On Aug 18, 2012, at 11:36 AM, John Gilmore wrote:

IBM had the considerable advantage, circa 1964, of having had
substantial experience with the inadequacies of the fix-handling
machinery it had put together for IBSYS.

It came to terms early with the perhaps regrettable but ineluctable
frequency of errors in tested code.  Other vendors persisted for long
in the notion that they could somehow eliminate all errors before they
distributed code.

Moreover, IBM (a few unsuccessful excursions aside) has always dealt
with professional programmers rather than, say, the end users of
Windows.  An analogue of SMP/E would not, I suspect, serve Microsoft
well in its dealings with most of its end users.

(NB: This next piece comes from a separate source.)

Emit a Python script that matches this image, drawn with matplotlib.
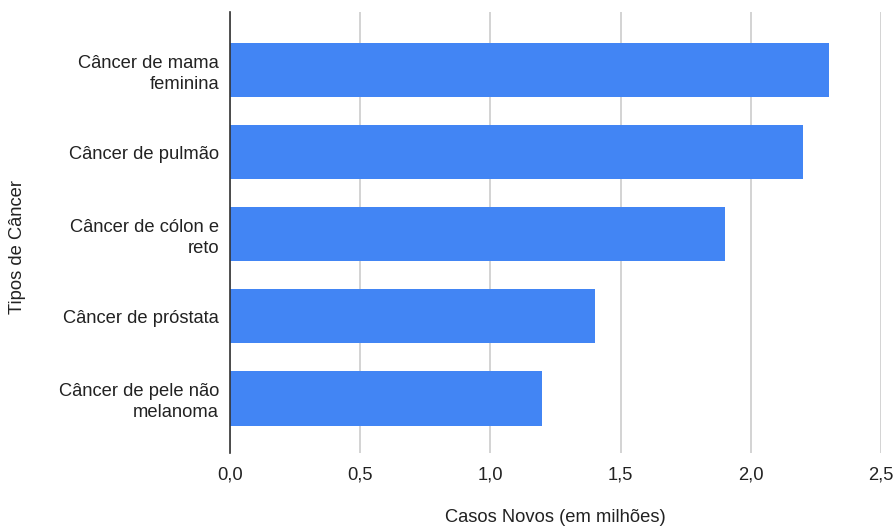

John  Gilmore, Ashland, MA 01721 - USA

John,

IBM has gone the MS route with the OE component (IMO) they no longer ship the csect in question, they ship the entire module.
which imo makes maintenance (just the receive part a real PITA).
There maybe other issues that IBM isn't talking about (I wish they would at least acknowledge the issue and say they are working on it). I just find it disconcerting that to fix one issue in say JAVA they ship essentially a new version (replacement module). I am agreement that an end user would be baffled by SMPE constructs. But I think they(MS) could hide most of it. Of course I am sure one of the bright guys would find out about it and complain bitterly about it. Its too far into the distribution to change (but it would be better in my opinion) than the way its done now.